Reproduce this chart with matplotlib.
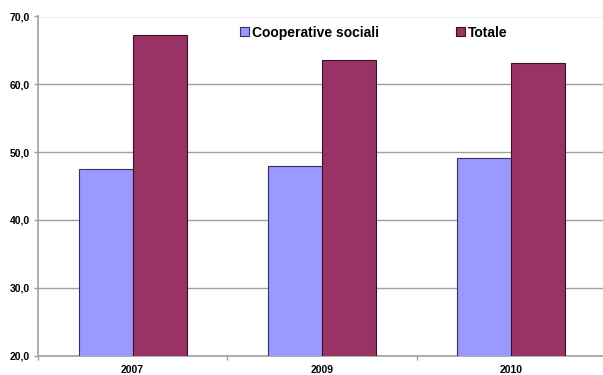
import matplotlib
matplotlib.use("Agg")
import matplotlib.pyplot as plt
import numpy as np

plt.rcParams['font.family'] = ['Liberation Sans', 'DejaVu Sans']

years = ["2007", "2009", "2010"]
coop = [47.5, 47.9, 49.2]
totale = [67.3, 63.6, 63.1]
series_names = ["Cooperative sociali", "Totale"]
yticks = [20, 30, 40, 50, 60, 70]

fig = plt.figure(figsize=(6.03, 3.75), dpi=100)
ax = fig.add_axes([38/603, 1-355.5/375, (606-38)/603, (355.5-16.5)/375])

x = np.arange(len(years))
w = 0.285
ax.bar(x - w/2, coop, w, color="#9999FF", edgecolor="#333366", linewidth=0.8,
       label=series_names[0], zorder=3)
ax.bar(x + w/2, totale, w, color="#993366", edgecolor="#3a1028", linewidth=0.8,
       label=series_names[1], zorder=3)

ax.set_xlim(-0.5, len(years) - 0.5)
ax.set_ylim(20, 70)
ax.set_yticks(yticks)
ax.set_yticklabels([f"{v:.1f}".replace(".", ",") for v in yticks],
                   fontsize=7.5, fontweight="bold")
ax.yaxis.grid(True, color="#a0a0a0", linewidth=1.0, zorder=0)
ax.set_axisbelow(True)

ax.set_xticks(x)
ax.set_xticklabels(years, fontsize=7.5, fontweight="bold")
ax.tick_params(axis="x", which="major", length=0, pad=7)
ax.set_xticks(np.arange(-0.5, len(years), 1.0), minor=True)
ax.tick_params(axis="x", which="minor", length=3, color="#a0a0a0", width=1)
ax.tick_params(axis="y", length=3, color="#a0a0a0", width=1, pad=3)

for s in ["top", "right"]:
    ax.spines[s].set_visible(False)
for s in ["left", "bottom"]:
    ax.spines[s].set_color("#a0a0a0")
    ax.spines[s].set_linewidth(1.2)

leg = ax.legend(loc="upper left", bbox_to_anchor=(0.356, 0.973), ncol=2,
                frameon=False, prop={"size": 10, "weight": "bold"},
                borderaxespad=0, borderpad=0,
                handlelength=0.65, handleheight=0.65, handletextpad=0.2,
                columnspacing=5.55)

fig.savefig("out.png", dpi=100)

-- What you should do --
Please transcribe the material above exactly as written. Leave the pictures out.

-- Written solution --
Reproduce this chart with matplotlib.
import matplotlib
matplotlib.use("Agg")
import matplotlib.pyplot as plt
import numpy as np

plt.rcParams['font.family'] = ['Liberation Sans', 'DejaVu Sans']

years = ["2007", "2009", "2010"]
coop = [47.5, 47.9, 49.2]
totale = [67.3, 63.6, 63.1]
series_names = ["Cooperative sociali", "Totale"]
yticks = [20, 30, 40, 50, 60, 70]

fig = plt.figure(figsize=(6.03, 3.75), dpi=100)
ax = fig.add_axes([38/603, 1-355.5/375, (606-38)/603, (355.5-16.5)/375])

x = np.arange(len(years))
w = 0.285
ax.bar(x - w/2, coop, w, color="#9999FF", edgecolor="#333366", linewidth=0.8,
       label=series_names[0], zorder=3)
ax.bar(x + w/2, totale, w, color="#993366", edgecolor="#3a1028", linewidth=0.8,
       label=series_names[1], zorder=3)

ax.set_xlim(-0.5, len(years) - 0.5)
ax.set_ylim(20, 70)
ax.set_yticks(yticks)
ax.set_yticklabels([f"{v:.1f}".replace(".", ",") for v in yticks],
                   fontsize=7.5, fontweight="bold")
ax.yaxis.grid(True, color="#a0a0a0", linewidth=1.0, zorder=0)
ax.set_axisbelow(True)

ax.set_xticks(x)
ax.set_xticklabels(years, fontsize=7.5, fontweight="bold")
ax.tick_params(axis="x", which="major", length=0, pad=7)
ax.set_xticks(np.arange(-0.5, len(years), 1.0), minor=True)
ax.tick_params(axis="x", which="minor", length=3, color="#a0a0a0", width=1)
ax.tick_params(axis="y", length=3, color="#a0a0a0", width=1, pad=3)

for s in ["top", "right"]:
    ax.spines[s].set_visible(False)
for s in ["left", "bottom"]:
    ax.spines[s].set_color("#a0a0a0")
    ax.spines[s].set_linewidth(1.2)

leg = ax.legend(loc="upper left", bbox_to_anchor=(0.356, 0.973), ncol=2,
                frameon=False, prop={"size": 10, "weight": "bold"},
                borderaxespad=0, borderpad=0,
                handlelength=0.65, handleheight=0.65, handletextpad=0.2,
                columnspacing=5.55)

fig.savefig("out.png", dpi=100)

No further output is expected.